Perhaps Ulmer's best known and most influential research has focused on criminal court prosecution and sentencing. In the late 1990s, Darrell J. Steffensmeier, Ulmer, and John H. Kramer developed the “focal concerns” theoretical model of sentencing and criminal justice decision making, which describes criminal punishment decisions as driven by prosecutors' and judges' interpretations of defendants' "blameworthiness," assessments of defendants' "dangerousness" to the community, and perceptions of "practical constraints" surrounding criminal cases. This focal concerns perspective has become a major conceptual framework used in sentencing research, and has recently been used in a variety of studies to examine other criminal justice decision making sites as well, such as charging and plea bargaining, probation revocation, and parole decisions. More recently, Ulmer along with colleagues have argued for a fourth focal concern of sentencing and justice decision-making, the perceived "rehabilitative potential" of defendants.

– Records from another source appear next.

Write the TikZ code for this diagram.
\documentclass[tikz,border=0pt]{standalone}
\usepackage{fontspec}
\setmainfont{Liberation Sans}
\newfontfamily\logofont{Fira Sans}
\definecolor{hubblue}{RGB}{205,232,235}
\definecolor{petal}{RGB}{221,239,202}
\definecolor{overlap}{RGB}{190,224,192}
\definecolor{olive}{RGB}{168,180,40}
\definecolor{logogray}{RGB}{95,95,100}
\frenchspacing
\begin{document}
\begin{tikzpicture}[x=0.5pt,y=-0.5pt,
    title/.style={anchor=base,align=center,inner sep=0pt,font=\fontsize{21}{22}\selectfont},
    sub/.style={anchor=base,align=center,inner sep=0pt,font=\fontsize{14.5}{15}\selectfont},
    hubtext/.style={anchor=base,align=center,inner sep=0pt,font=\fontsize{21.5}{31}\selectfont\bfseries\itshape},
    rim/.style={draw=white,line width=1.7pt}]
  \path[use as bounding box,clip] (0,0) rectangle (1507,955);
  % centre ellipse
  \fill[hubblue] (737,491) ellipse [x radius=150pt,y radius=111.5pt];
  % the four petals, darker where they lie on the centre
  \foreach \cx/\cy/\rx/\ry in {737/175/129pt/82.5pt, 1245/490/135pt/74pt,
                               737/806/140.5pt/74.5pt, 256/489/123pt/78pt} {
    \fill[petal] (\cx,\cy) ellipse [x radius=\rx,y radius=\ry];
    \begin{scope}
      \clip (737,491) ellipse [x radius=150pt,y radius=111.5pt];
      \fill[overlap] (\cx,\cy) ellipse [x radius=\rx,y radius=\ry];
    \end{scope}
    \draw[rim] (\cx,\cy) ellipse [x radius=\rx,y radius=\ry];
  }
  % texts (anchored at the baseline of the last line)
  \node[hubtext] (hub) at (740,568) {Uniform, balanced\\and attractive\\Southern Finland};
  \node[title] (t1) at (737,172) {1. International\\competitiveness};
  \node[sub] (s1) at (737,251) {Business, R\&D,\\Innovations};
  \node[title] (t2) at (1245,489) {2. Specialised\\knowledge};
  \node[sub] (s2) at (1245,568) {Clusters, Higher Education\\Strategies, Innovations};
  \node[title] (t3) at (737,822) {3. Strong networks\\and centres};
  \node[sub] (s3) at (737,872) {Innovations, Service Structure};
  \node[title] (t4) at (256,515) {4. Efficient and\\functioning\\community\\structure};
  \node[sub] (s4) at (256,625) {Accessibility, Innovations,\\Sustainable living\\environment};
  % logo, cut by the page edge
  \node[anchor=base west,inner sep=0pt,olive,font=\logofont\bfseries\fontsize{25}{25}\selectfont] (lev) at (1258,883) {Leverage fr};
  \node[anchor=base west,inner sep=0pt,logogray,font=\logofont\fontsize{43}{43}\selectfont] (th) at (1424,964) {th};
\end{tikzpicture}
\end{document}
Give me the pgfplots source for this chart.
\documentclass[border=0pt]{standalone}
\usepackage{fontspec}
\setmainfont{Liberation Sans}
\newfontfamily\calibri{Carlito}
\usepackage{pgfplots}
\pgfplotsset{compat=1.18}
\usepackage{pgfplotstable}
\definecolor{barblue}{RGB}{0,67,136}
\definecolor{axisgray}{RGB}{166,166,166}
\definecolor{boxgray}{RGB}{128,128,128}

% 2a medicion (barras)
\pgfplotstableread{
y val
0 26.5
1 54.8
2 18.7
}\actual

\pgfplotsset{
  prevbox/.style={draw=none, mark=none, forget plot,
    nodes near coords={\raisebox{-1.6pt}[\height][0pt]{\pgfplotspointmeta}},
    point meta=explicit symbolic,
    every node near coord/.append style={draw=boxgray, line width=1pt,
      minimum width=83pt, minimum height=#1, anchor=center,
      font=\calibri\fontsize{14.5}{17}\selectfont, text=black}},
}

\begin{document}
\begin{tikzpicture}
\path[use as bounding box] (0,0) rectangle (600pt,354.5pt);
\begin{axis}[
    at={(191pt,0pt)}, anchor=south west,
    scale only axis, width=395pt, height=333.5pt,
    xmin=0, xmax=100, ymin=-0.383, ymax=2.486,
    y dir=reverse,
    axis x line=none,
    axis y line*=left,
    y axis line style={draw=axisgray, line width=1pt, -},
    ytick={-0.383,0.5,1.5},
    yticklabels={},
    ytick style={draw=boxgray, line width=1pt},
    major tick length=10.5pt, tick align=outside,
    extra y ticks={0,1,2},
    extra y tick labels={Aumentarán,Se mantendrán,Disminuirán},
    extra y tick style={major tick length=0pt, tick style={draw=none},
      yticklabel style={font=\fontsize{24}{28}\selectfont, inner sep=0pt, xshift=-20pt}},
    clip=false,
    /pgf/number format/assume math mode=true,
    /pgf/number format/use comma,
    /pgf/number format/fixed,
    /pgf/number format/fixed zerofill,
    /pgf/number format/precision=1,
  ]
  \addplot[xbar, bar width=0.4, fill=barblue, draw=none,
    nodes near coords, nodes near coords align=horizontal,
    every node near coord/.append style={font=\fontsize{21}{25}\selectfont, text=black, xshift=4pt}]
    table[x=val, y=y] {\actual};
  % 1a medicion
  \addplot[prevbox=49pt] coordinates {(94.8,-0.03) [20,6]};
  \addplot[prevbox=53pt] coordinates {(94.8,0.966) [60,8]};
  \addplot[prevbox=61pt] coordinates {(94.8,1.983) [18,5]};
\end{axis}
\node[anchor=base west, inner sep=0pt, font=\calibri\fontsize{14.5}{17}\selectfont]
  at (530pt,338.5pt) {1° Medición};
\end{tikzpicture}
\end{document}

In addition, Ulmer's research has been instrumental in studying how court prosecution and sentencing are influenced by courts' social and organizational contexts. Ulmer has advocated for the "court communities" theoretical perspective on criminal court organization, which depicts courts through the metaphor of communities, with their own distinctive organizational culture, norms, organizational relationships, and local influences. Ulmer's research typically combines the focal concerns perspective with the court communities view in order to study how court contexts shape judges' and prosecutors' sentencing and plea bargaining. A subtheme of Ulmer's work has been to study how U.S. state or federal sentencing policies, such as sentencing guidelines or mandatory minimums, are adapted (and circumvented) by local court prosecutors, judges, and defense attorneys. Ulmer's research often mixes quantitative and qualitative data, and draws on organizational theory in sociology.

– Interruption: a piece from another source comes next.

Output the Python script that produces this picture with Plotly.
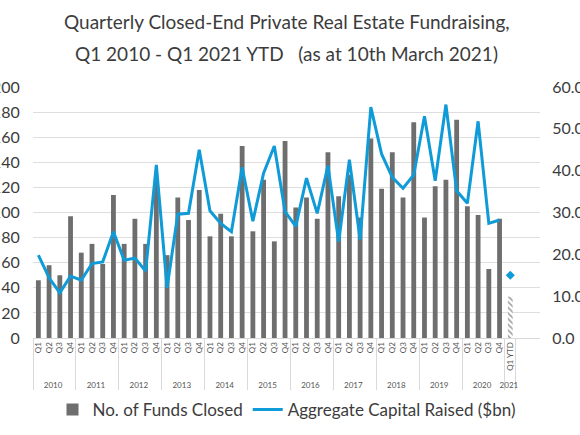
import plotly.graph_objects as go

# Quarterly fundraising data, Q1 2010 - Q4 2020, plus Q1 2021 YTD
years = [str(y) for y in range(2010, 2021)]
quarters = ["Q1", "Q2", "Q3", "Q4"]

funds_closed = [
    46, 58, 50, 97,
    68, 75, 59, 114,
    75, 95, 75, 125,
    66, 112, 94, 118,
    81, 99, 81, 153,
    85, 126, 77, 157,
    104, 112, 95, 148,
    113, 130, 96, 159,
    119, 148, 112, 172,
    96, 121, 126, 174,
    105, 98, 55, 95,
]
capital_raised = [
    19.8, 14.4, 10.8, 14.8,
    13.8, 17.8, 18.2, 25.4,
    18.6, 19.1, 16.0, 41.4,
    12.0, 29.6, 29.8, 45.0,
    30.4, 27.4, 25.4, 40.8,
    27.9, 39.4, 45.9, 30.2,
    26.7, 38.2, 29.8, 41.2,
    23.0, 42.6, 23.5, 55.2,
    44.0, 38.4, 35.8, 39.0,
    53.0, 37.6, 55.8, 35.2,
    32.2, 51.8, 27.4, 28.2,
]
ytd_year = "2021"
ytd_label = "Q1 YTD"
ytd_funds = 33
ytd_capital = 15.0

title_lines = [
    "Quarterly Closed-End Private Real Estate Fundraising,",
    "Q1 2010 - Q1 2021 YTD   (as at 10th March 2021)",
]

GREY = "#6e6e6e"
BLUE = "#0f9bd7"
TEXT = "#3c3c3c"

x_years = [y for y in years for _ in quarters] + [ytd_year]
x_quarters = quarters * len(years) + [ytd_label]
x = [x_years, x_quarters]

n = len(funds_closed)
bar_y = funds_closed + [ytd_funds]
bar_colors = [GREY] * n + ["white"]   # YTD bar is hatched only
patterns = [""] * n + ["\\"]

fig = go.Figure()
fig.add_trace(go.Bar(
    x=x, y=bar_y, name="No. of Funds Closed",
    marker=dict(color=bar_colors, line=dict(width=0),
                pattern=dict(shape=patterns, fillmode="overlay", fgcolor=GREY,
                             size=4, solidity=0.4)),
    yaxis="y",
))
fig.add_trace(go.Scatter(
    x=x, y=capital_raised + [None], name="Aggregate Capital Raised ($bn)",
    mode="lines", line=dict(color=BLUE, width=3), yaxis="y2",
))
fig.add_trace(go.Scatter(
    x=[[ytd_year], [ytd_label]], y=[ytd_capital], mode="markers",
    marker=dict(color=BLUE, symbol="diamond", size=7), yaxis="y2", showlegend=False,
))

# two title lines, spaced like the original
for text, ypos in zip(title_lines, [1.259, 1.135]):
    fig.add_annotation(
        text=text, xref="paper", yref="paper", x=0.5, y=ypos,
        xanchor="center", yanchor="middle", showarrow=False,
        font=dict(size=19, color=TEXT),
    )

fig.update_layout(
    width=580, height=435,
    margin=dict(l=33, r=40, t=87, b=97, autoexpand=False),
    paper_bgcolor="white", plot_bgcolor="white",
    font=dict(family="Lato", color=TEXT),
    bargap=0.55,
    showlegend=True,
    legend=dict(orientation="h", x=0.5, xanchor="center", y=-0.287, yanchor="middle",
                font=dict(size=17, color=TEXT), itemwidth=30),
    xaxis=dict(
        type="multicategory", tickangle=-90, tickfont=dict(size=8, color="#555"),
        showdividers=True, dividercolor="#d9d9d9", dividerwidth=1,
        showline=True, linecolor="#d9d9d9", showgrid=False,
    ),
    yaxis=dict(
        range=[0, 200], dtick=20, showgrid=True, gridcolor="#dedede",
        tickfont=dict(size=16, color=TEXT), zeroline=False,
        ticks="outside", ticklen=9, tickcolor="rgba(0,0,0,0)",
    ),
    yaxis2=dict(
        range=[0, 60], dtick=10, tickformat=".1f", overlaying="y", side="right",
        showgrid=False, zeroline=False, tickfont=dict(size=16, color=TEXT),
        ticks="outside", ticklen=8, tickcolor="rgba(0,0,0,0)",
    ),
)

fig.write_html("out.html", config={"displayModeBar": False},
               post_script="document.body.style.margin = '0';")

Jeffery Ulmer has also done several studies of death penalty decision-making and disparities therein. He and colleagues have studied the effects of capital defendants' race, and murder victims' race and gender, on death penalty decisions in Pennsylvania in the 2000s and 2010s. These studies focus on decisions such as prosecutors' choices to seek the death penalty in eligible cases, whether prosecutors retract those death filings (for example, as part of plea bargains), and judges' or juries' decisions to impose the death penalty. This research generally shows that death sentences were more likely in cases with murder victims who were white, and to a lesser extent, in cases where the murder victims were white males with children.

One of the biggest themes in Ulmer's research on death penalty decision making is to explain what U.S. Supreme Court Justice Stephen Breyer called “geographic arbitrariness” in the death penalty. Justice Breyer, in Jordan v. Mississippi and Evans v. Mississippi (585 US 2018) stated: “Geography also plays an important role in determining who is sentenced to death… And that is not simply because some States permit the death penalty while others do not. Rather within a death penalty State, the imposition of the death penalty heavily depends on the county in which a defendant is tried.” Ulmer and colleagues' research showed great variation across county courts in prosecutors’ willingness to seek the death penalty in eligible cases. County prosecutors’ offices also varied in their willingness to reduce death-eligible charges to second- or third-degree murder through plea bargaining.  Furthermore, local prosecutors react quite differently to the factual presence of specific statutory aggravators. This research implies that geographic arbitrariness in the death penalty is in large part endemic to the U.S. death penalty decision making system itself, driven by differences in local prosecutors' decisions and interpretations of cases and law.

Another topic of Jeffery Ulmer's research in criminology focuses on religion and crime. Some of this research integrates the religion-crime relationship with major criminological theories such as differential association/social learning, social and self-control. Other research examines the role of local religious contexts on crime rates and criminal punishment. Some of Ulmer's research has examined the role of local religious contexts in criminal sentencing, religion as a predictor of self control and delinquency, and religion and desistence from marijuana use. Other research has focused on the interrelationship between concentrated structural disadvantage (locally concentrated poverty, unemployment, low education, and family disruption), religious contexts and violence rates. For example, studies by Ulmer and Casey T. Harris found that traditionally African American Protestant denominations' local church presence has a uniquely protective effect on violent crime. The local prevalence of such churches blunts the violent crime-producing effects of concentrated structural disadvantage on both overall violent crime and black violent crime. Overall, this research has helped to create conceptual space for cultural explanations of violence (including religion) alongside and in tandem with structural explanations.

==Honors and awards==
Jeffery Ulmer has been awarded funding for his research from the National Science Foundation, National Institute of Justice, the Pennsylvania Commission on Sentencing, The Pennsylvania Interbranch Commission on Gender, Racial, and Ethnic Fairness, the Falk Foundation, and other organizations.

Jeffery Ulmer was named a Fellow of the American Society of Criminology in 2021; https://asc41.com/about-asc/awards/#toggle-id-17-closed

Ulmer has received two awards from the American Society of Criminology's Division on Corrections and Sentencing: the 2001 Distinguished New Scholar Award, and the 2012 Distinguished Scholar Award.

In addition, he and coauthor Darrell Steffensmeier, Casey Harris, and Ben Feldmeyer won the American Society of Criminology’s 2012 Outstanding Article Award. He and Darrell Steffensmeier were also awarded the ASC's 2006 Hindelang book award for Confessions of a Dying Thief: Understanding Criminal Careers and Illegal Enterprise (2005, Transaction).